Max would start this process initially many times a day, probably once an hour.  If you could calm him down before he got too worked up, you could often prevent the full experience.  Al and I became experts at spotting the turning red phase and trying to hold and console him back to calm before any trace of the blue came on.  Often we were successful.  Other times he would truly turn blue but we could get him to calm and catch his breath before he would pass out.  But there were times when we just could not get him to breathe again and he would go all the way to passed out white and then the nurses would have to 'bag' him meaning they put an ambu bag which looks like a mask with a balloon attached and they make a tight seal and start pumping the balloon which is attached to an oxygen tank.  It is basically sending high pressure intense oxygen at him to try and trigger him to take a breath himself.  Sometimes the nurses would get him breathing in just 5-10 pumps.  Other times it would be a minute or more of pushing the air in before he would respond and breathe. In those early months it was 8-10 times a day that he would need to be bagged.

In early March, we finally had to have more answers as to what was going on because he was now past his due date and still doing it so it no longer looked like a typical preemie behavior pattern.  He went under anesthesia and they were able to do a scope or put a camera down his throat.  They diagnosed him with 'tracheomalacia' which means he had a floppy airway.  When he would cry, his throat would close on itself. They were able to get images with his windpipe completely shut during the scope.  And as long as he stayed upset and crying, it would stay shut.  If we could calm him down, he would relax and be able to breathe again.  At the time, it was something of an enigma why passing out did not immediately open his airway. Generally once someone is passed out, that tightness should relax and they should breathe again.  Max would pass out and just continue not to breathe, which we know think was caused by his brain not receiving signals correctly.  In those cases, the only thing that we could do to bring him back was use the bag to deliver enough pressure that we could actually pop his shut airway back open again.  There would have been more invasive things that could have been done at the hospital had that not worked but very thankfully he responded to being bagged every time.

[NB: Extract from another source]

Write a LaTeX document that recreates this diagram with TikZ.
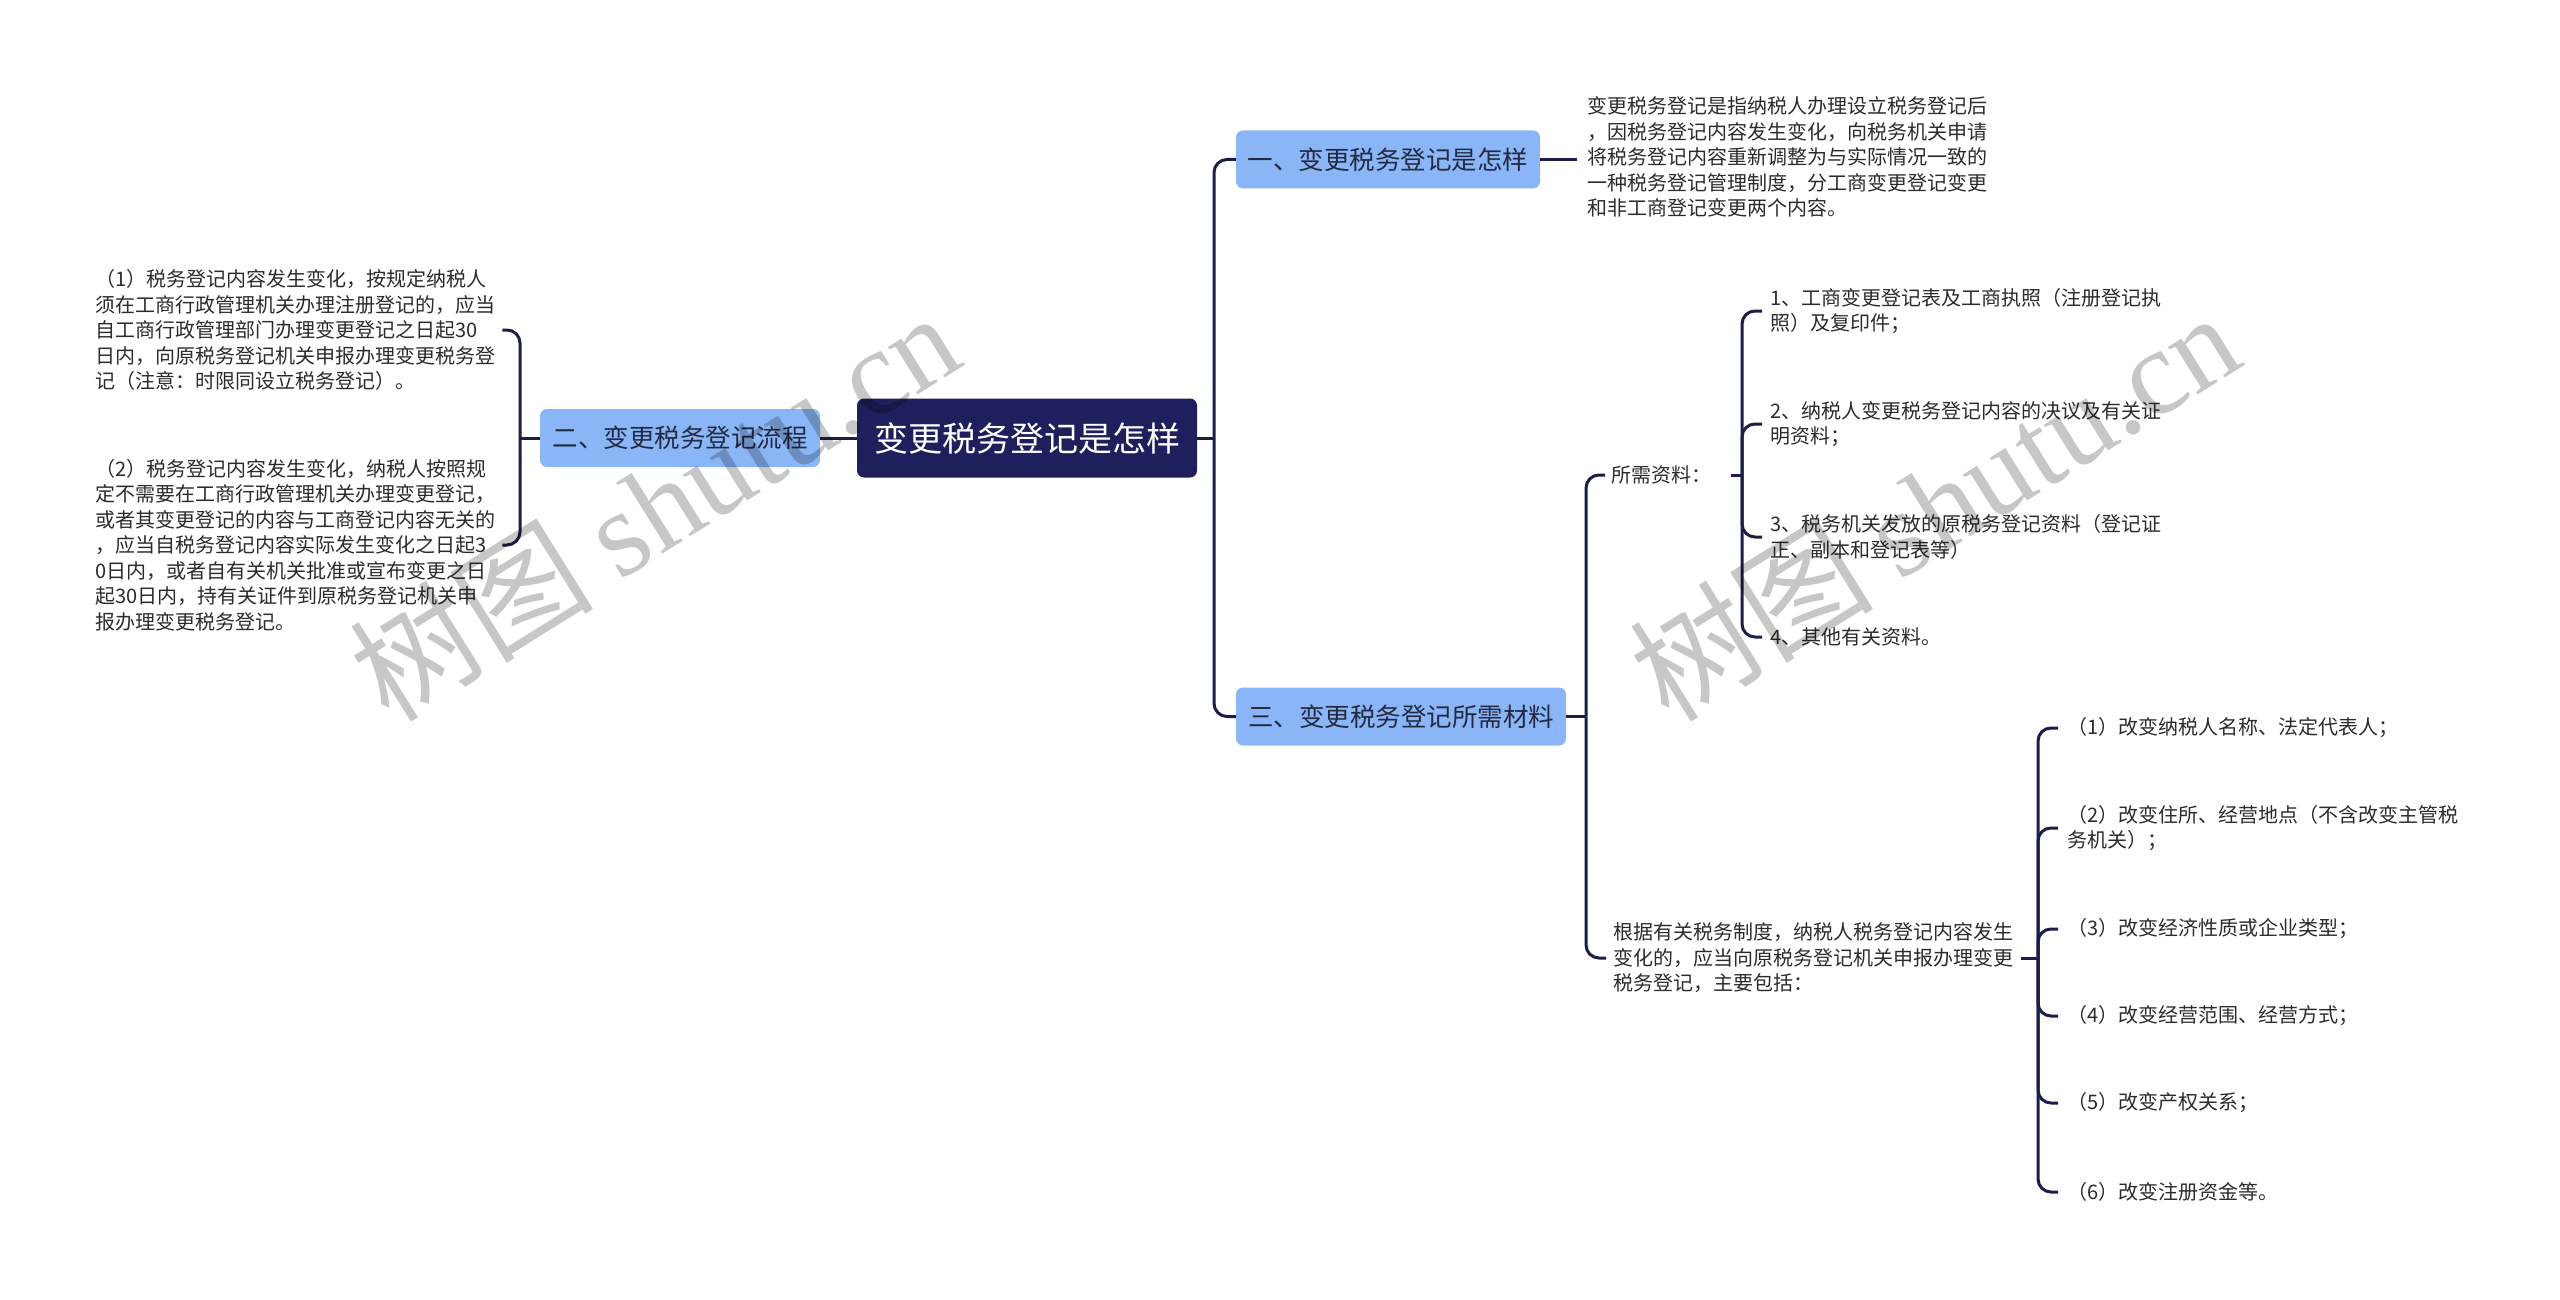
\documentclass[tikz,border=0pt]{standalone}
\usepackage{fontspec}
\setmainfont{Noto Sans CJK SC}
\newfontfamily\wmlatin{Liberation Serif}
\definecolor{rootc}{HTML}{1E1F5C}
\definecolor{branchc}{HTML}{8AB5F7}
\definecolor{branchtext}{HTML}{232A40}
\definecolor{leaftext}{HTML}{2B2B2B}
\definecolor{linec}{HTML}{1B1D4A}
\begin{document}
\begin{tikzpicture}[x=1pt,y=-1pt,
  rootbox/.style={fill=rootc, rounded corners=7pt, text=white, font=\fontsize{34}{40}\selectfont, minimum width=340pt, minimum height=79pt, inner sep=0pt},
  branch/.style={fill=branchc, rounded corners=7pt, text=branchtext, font=\fontsize{25.5}{30}\selectfont, minimum height=58pt, inner sep=0pt},
  leaf/.style={align=left, inner sep=0pt, text=leaftext, font=\fontsize{20}{25.5}\selectfont},
  conn/.style={draw=linec, line width=3pt},
  curl/.style={conn, rounded corners=13pt},
  wm/.style={text=black, opacity=0.22, font=\fontsize{122}{134}\selectfont, inner sep=0pt}
]
\useasboundingbox (0,0) rectangle (2560,1300);

% main nodes
\node[rootbox] (root) at (1027,438) {变更税务登记是怎样};
\node[branch, minimum width=280pt] (b2) at (680,438) {二、变更税务登记流程};
\node[branch, minimum width=304pt] (b1) at (1388,159.5) {一、变更税务登记是怎样};
\node[branch, minimum width=330pt] (b3) at (1401,716.5) {三、变更税务登记所需材料};

% left leaves
\node[leaf, anchor=west] (L1) at (95,330) {（1）税务登记内容发生变化，按规定纳税人\\须在工商行政管理机关办理注册登记的，应当\\自工商行政管理部门办理变更登记之日起30\\日内，向原税务登记机关申报办理变更税务登\\记（注意：时限同设立税务登记）。};
\node[leaf, anchor=west] (L2) at (95,545) {（2）税务登记内容发生变化，纳税人按照规\\定不需要在工商行政管理机关办理变更登记，\\或者其变更登记的内容与工商登记内容无关的\\，应当自税务登记内容实际发生变化之日起3\\0日内，或者自有关机关批准或宣布变更之日\\起30日内，持有关证件到原税务登记机关申\\报办理变更税务登记。};

% branch one description
\node[leaf, anchor=west] (D1) at (1587,157) {变更税务登记是指纳税人办理设立税务登记后\\，因税务登记内容发生变化，向税务机关申请\\将税务登记内容重新调整为与实际情况一致的\\一种税务登记管理制度，分工商变更登记变更\\和非工商登记变更两个内容。};

% branch three
\node[leaf, anchor=west] (S1) at (1611,475) {所需资料：};
\node[leaf, anchor=west] (S2) at (1613,958) {根据有关税务制度，纳税人税务登记内容发生\\变化的，应当向原税务登记机关申报办理变更\\税务登记，主要包括：};

\node[leaf, anchor=west] (A1) at (1770,311) {1、工商变更登记表及工商执照（注册登记执\\照）及复印件；};
\node[leaf, anchor=west] (A2) at (1770,424) {2、纳税人变更税务登记内容的决议及有关证\\明资料；};
\node[leaf, anchor=west] (A3) at (1770,537) {3、税务机关发放的原税务登记资料（登记证\\正、副本和登记表等）};
\node[leaf, anchor=west] (A4) at (1770,637) {4、其他有关资料。};

\node[leaf, anchor=west] (C1) at (2067,728) {（1）改变纳税人名称、法定代表人；};
\node[leaf, anchor=west] (C2) at (2067,828) {（2）改变住所、经营地点（不含改变主管税\\务机关）；};
\node[leaf, anchor=west] (C3) at (2067,929) {（3）改变经济性质或企业类型；};
\node[leaf, anchor=west] (C4) at (2067,1016) {（4）改变经营范围、经营方式；};
\node[leaf, anchor=west] (C5) at (2067,1103) {（5）改变产权关系；};
\node[leaf, anchor=west] (C6) at (2067,1192) {（6）改变注册资金等。};

% bracket points
\coordinate (lb) at (520,438);
\coordinate (rb) at (1214,438);
\coordinate (tb) at (1586,716.5);
\coordinate (sb) at (1742,475);
\coordinate (cb) at (2038,958);

% connectors
\draw[conn] (root.west) -- (b2.east);
\draw[conn] (b2.west) -- (lb);
\draw[curl, shorten >=7pt] (lb) |- (L1.east);
\draw[curl, shorten >=7pt] (lb) |- (L2.east);

\draw[conn] (root.east) -- (rb);
\draw[curl] (rb) |- (b1.west);
\draw[curl] (rb) |- (b3.west);

\draw[conn, shorten >=10pt] (b1.east) -- (b1.east -| D1.west);

\draw[conn] (b3.east) -- (tb);
\draw[curl, shorten >=6pt] (tb) |- (S1.west);
\draw[curl, shorten >=7pt] (tb) |- (S2.west);

\draw[conn, shorten <=20pt] (S1.east) -- (sb);
\draw[curl, shorten >=8pt] (sb) |- (A1.west);
\draw[curl, shorten >=8pt] (sb) |- (A2.west);
\draw[curl, shorten >=8pt] (sb) |- (A3.west);
\draw[curl, shorten >=8pt] (sb) |- (A4.west);

\draw[conn, shorten <=8pt] (S2.east) -- (cb);
\draw[curl, shorten >=9pt] (cb) |- (C1.west);
\draw[curl, shorten >=9pt] (cb) |- (C2.west);
\draw[curl, shorten >=9pt] (cb) |- (C3.west);
\draw[curl, shorten >=9pt] (cb) |- (C4.west);
\draw[curl, shorten >=9pt] (cb) |- (C5.west);
\draw[curl, shorten >=9pt] (cb) |- (C6.west);

% watermarks
\node[wm, rotate=32] (wm1) at (654,505) {树图 {\wmlatin shutu.cn}};
\node[wm, rotate=32] (wm2) at (1934,505) {树图 {\wmlatin shutu.cn}};
\end{tikzpicture}
\end{document}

Watching Max go through that was so heartbreaking and terrifying initially.  While it never became easy or pleasant, I will admit that we did become somewhat desensitized to it, and we needed to.  It happened so frequently you just could not emotionally sustain being completely traumatized that many times a day! Plus the more times it would happen and he would be okay, the more reassured we felt that he was in good hands and that there was no real need to panic.  In fact, within a couple of months, I think visitors were as scared by Al and I's lack of panic as they were by Max's color change display.  They would stare at us with huge eyes and wild fear as we would calmly pat his back while he was this intense purple statue.  I know I have many friends who could still tell you about the day they saw Max turn blue for the first time as a memorable life event of their own!! Max attacks would persist for a long time, although they did gradually become less frequent.  By the time he came home from the NICU, they were occuring a few times a week and we bagged him for the last time when he was around 14 months old.

I am so grateful that we had these amazing nurses who helped us see them as just a Max attack, just one of those things he does, who taught us how to be calm and help him get calm (and how to rescue him if it came to that) and who even allowed us to have a smile and chuckle with endearing names like Maximillan the Chameleon.  They had this way of turning the terrifying into the manageable and helping us see truly crazy intense situations as just part of life.  I don't know how we could have handled all the Max attacks without that!